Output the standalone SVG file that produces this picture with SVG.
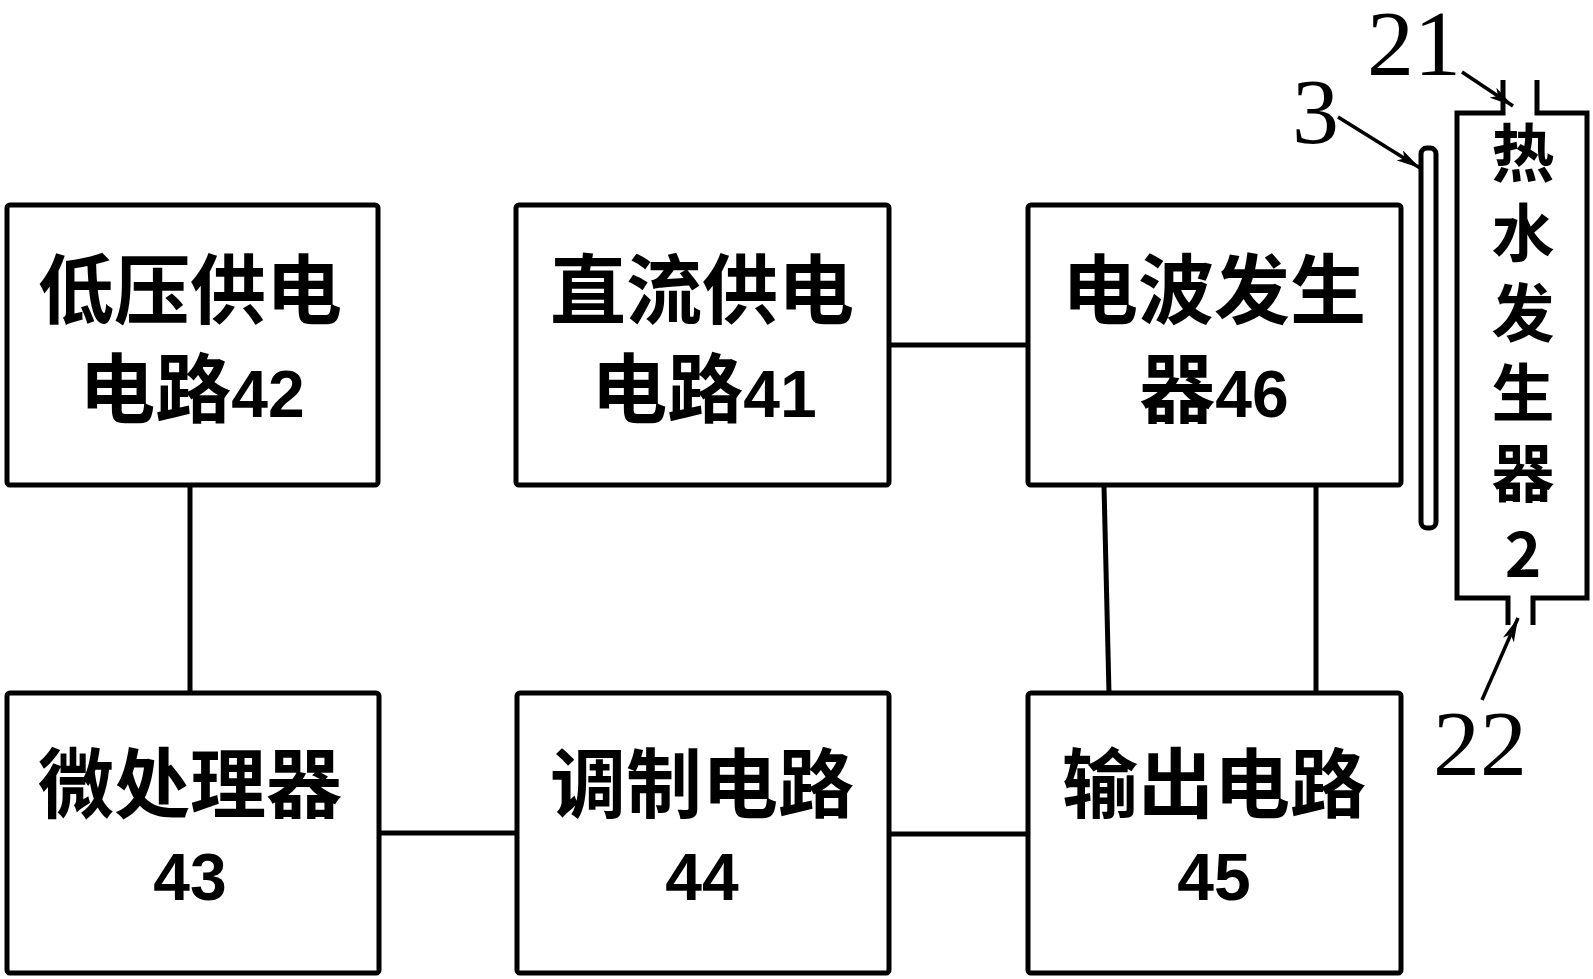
<svg xmlns="http://www.w3.org/2000/svg" width="1593" height="979" viewBox="0 0 1593 979">
<defs>
<style>
.box{fill:#fff;stroke:#000;stroke-width:5}
.ln{fill:none;stroke:#000;stroke-width:5}
.thin{fill:none;stroke:#000;stroke-width:3.5}
.cj{font-family:"Noto Sans CJK SC","Noto Sans CJK JP",sans-serif;font-weight:600;font-size:76px;text-anchor:middle;fill:#000}
.num{font-family:"Liberation Sans",Arial,sans-serif;font-weight:bold;font-size:66px}
.vc{font-family:"Noto Sans CJK SC",sans-serif;font-weight:600;font-size:63px;fill:#000}
.lab{font-family:"Liberation Serif","Times New Roman",serif;font-size:94px;fill:#000}
</style>
<marker id="ah" viewBox="0 0 24 12" refX="24" refY="6" markerWidth="24" markerHeight="12" markerUnits="userSpaceOnUse" orient="auto">
<path d="M0,0 L24,6 L0,12 L6,6 Z" fill="#000"/>
</marker>
</defs>
<rect width="1593" height="979" fill="#fff"/>
<g id="connectors">
<line class="ln" x1="190" y1="486" x2="190" y2="693"/>
<line class="ln" x1="379" y1="833" x2="517" y2="833"/>
<line class="ln" x1="889" y1="834" x2="1028" y2="834"/>
<line class="ln" x1="889" y1="345" x2="1028" y2="345"/>
<line class="ln" x1="1104" y1="486" x2="1109" y2="693"/>
<line class="ln" x1="1316" y1="486" x2="1316" y2="693"/>
</g>
<g id="n42">
<rect class="box" x="7" y="205" width="371" height="280" rx="3"/>
<text class="cj"><tspan x="190" y="318">低压供电</tspan><tspan x="192" y="417">电路<tspan class="num">42</tspan></tspan></text>
</g>
<g id="n41">
<rect class="box" x="516" y="205" width="373" height="280" rx="3"/>
<text class="cj"><tspan x="702" y="318">直流供电</tspan><tspan x="704" y="417">电路<tspan class="num">41</tspan></tspan></text>
</g>
<g id="n46">
<rect class="box" x="1028" y="205" width="373" height="280" rx="3"/>
<text class="cj"><tspan x="1214" y="318">电波发生</tspan><tspan x="1214" y="417">器<tspan class="num">46</tspan></tspan></text>
</g>
<g id="n43">
<rect class="box" x="7" y="693" width="372" height="280" rx="3"/>
<text class="cj"><tspan x="190" y="812">微处理器</tspan><tspan class="num" x="190" y="900">43</tspan></text>
</g>
<g id="n44">
<rect class="box" x="517" y="693" width="372" height="280" rx="3"/>
<text class="cj"><tspan x="702" y="812">调制电路</tspan><tspan class="num" x="702" y="900">44</tspan></text>
</g>
<g id="n45">
<rect class="box" x="1028" y="693" width="373" height="280" rx="3"/>
<text class="cj"><tspan x="1214" y="812">输出电路</tspan><tspan class="num" x="1214" y="900">45</tspan></text>
</g>
<g id="n3">
<rect class="box" x="1421" y="148" width="15" height="380" rx="6"/>
<text class="lab" x="1292" y="143">3</text>
<line class="thin" x1="1338" y1="117" x2="1420" y2="168" marker-end="url(#ah)"/>
</g>
<g id="n2">
<path class="ln" d="M1503,80 V113 H1457 V598 H1508 V625 M1533,625 V598 H1587 V113 H1537 V80"/>
<text class="vc" x="1523" y="121" style="writing-mode:vertical-rl;letter-spacing:17px">热水发生器</text>
<text class="vc num" x="1523" y="577" style="font-size:62px;text-anchor:middle">2</text>
</g>
<g id="n21">
<text class="lab" x="1367" y="75">21</text>
<line class="thin" x1="1462" y1="72" x2="1513" y2="106" marker-end="url(#ah)"/>
</g>
<g id="n22">
<text class="lab" x="1433" y="775">22</text>
<line class="thin" x1="1482" y1="700" x2="1518" y2="618" marker-end="url(#ah)"/>
</g>
</svg>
•••••
• Task to carry out: In your copy of the listing above, reproduce each line exactly and omit all pictures.

• Output below:
Output the standalone SVG file that produces this picture with SVG.
<svg xmlns="http://www.w3.org/2000/svg" width="1593" height="979" viewBox="0 0 1593 979">
<defs>
<style>
.box{fill:#fff;stroke:#000;stroke-width:5}
.ln{fill:none;stroke:#000;stroke-width:5}
.thin{fill:none;stroke:#000;stroke-width:3.5}
.cj{font-family:"Noto Sans CJK SC","Noto Sans CJK JP",sans-serif;font-weight:600;font-size:76px;text-anchor:middle;fill:#000}
.num{font-family:"Liberation Sans",Arial,sans-serif;font-weight:bold;font-size:66px}
.vc{font-family:"Noto Sans CJK SC",sans-serif;font-weight:600;font-size:63px;fill:#000}
.lab{font-family:"Liberation Serif","Times New Roman",serif;font-size:94px;fill:#000}
</style>
<marker id="ah" viewBox="0 0 24 12" refX="24" refY="6" markerWidth="24" markerHeight="12" markerUnits="userSpaceOnUse" orient="auto">
<path d="M0,0 L24,6 L0,12 L6,6 Z" fill="#000"/>
</marker>
</defs>
<rect width="1593" height="979" fill="#fff"/>
<g id="connectors">
<line class="ln" x1="190" y1="486" x2="190" y2="693"/>
<line class="ln" x1="379" y1="833" x2="517" y2="833"/>
<line class="ln" x1="889" y1="834" x2="1028" y2="834"/>
<line class="ln" x1="889" y1="345" x2="1028" y2="345"/>
<line class="ln" x1="1104" y1="486" x2="1109" y2="693"/>
<line class="ln" x1="1316" y1="486" x2="1316" y2="693"/>
</g>
<g id="n42">
<rect class="box" x="7" y="205" width="371" height="280" rx="3"/>
<text class="cj"><tspan x="190" y="318">低压供电</tspan><tspan x="192" y="417">电路<tspan class="num">42</tspan></tspan></text>
</g>
<g id="n41">
<rect class="box" x="516" y="205" width="373" height="280" rx="3"/>
<text class="cj"><tspan x="702" y="318">直流供电</tspan><tspan x="704" y="417">电路<tspan class="num">41</tspan></tspan></text>
</g>
<g id="n46">
<rect class="box" x="1028" y="205" width="373" height="280" rx="3"/>
<text class="cj"><tspan x="1214" y="318">电波发生</tspan><tspan x="1214" y="417">器<tspan class="num">46</tspan></tspan></text>
</g>
<g id="n43">
<rect class="box" x="7" y="693" width="372" height="280" rx="3"/>
<text class="cj"><tspan x="190" y="812">微处理器</tspan><tspan class="num" x="190" y="900">43</tspan></text>
</g>
<g id="n44">
<rect class="box" x="517" y="693" width="372" height="280" rx="3"/>
<text class="cj"><tspan x="702" y="812">调制电路</tspan><tspan class="num" x="702" y="900">44</tspan></text>
</g>
<g id="n45">
<rect class="box" x="1028" y="693" width="373" height="280" rx="3"/>
<text class="cj"><tspan x="1214" y="812">输出电路</tspan><tspan class="num" x="1214" y="900">45</tspan></text>
</g>
<g id="n3">
<rect class="box" x="1421" y="148" width="15" height="380" rx="6"/>
<text class="lab" x="1292" y="143">3</text>
<line class="thin" x1="1338" y1="117" x2="1420" y2="168" marker-end="url(#ah)"/>
</g>
<g id="n2">
<path class="ln" d="M1503,80 V113 H1457 V598 H1508 V625 M1533,625 V598 H1587 V113 H1537 V80"/>
<text class="vc" x="1523" y="121" style="writing-mode:vertical-rl;letter-spacing:17px">热水发生器</text>
<text class="vc num" x="1523" y="577" style="font-size:62px;text-anchor:middle">2</text>
</g>
<g id="n21">
<text class="lab" x="1367" y="75">21</text>
<line class="thin" x1="1462" y1="72" x2="1513" y2="106" marker-end="url(#ah)"/>
</g>
<g id="n22">
<text class="lab" x="1433" y="775">22</text>
<line class="thin" x1="1482" y1="700" x2="1518" y2="618" marker-end="url(#ah)"/>
</g>
</svg>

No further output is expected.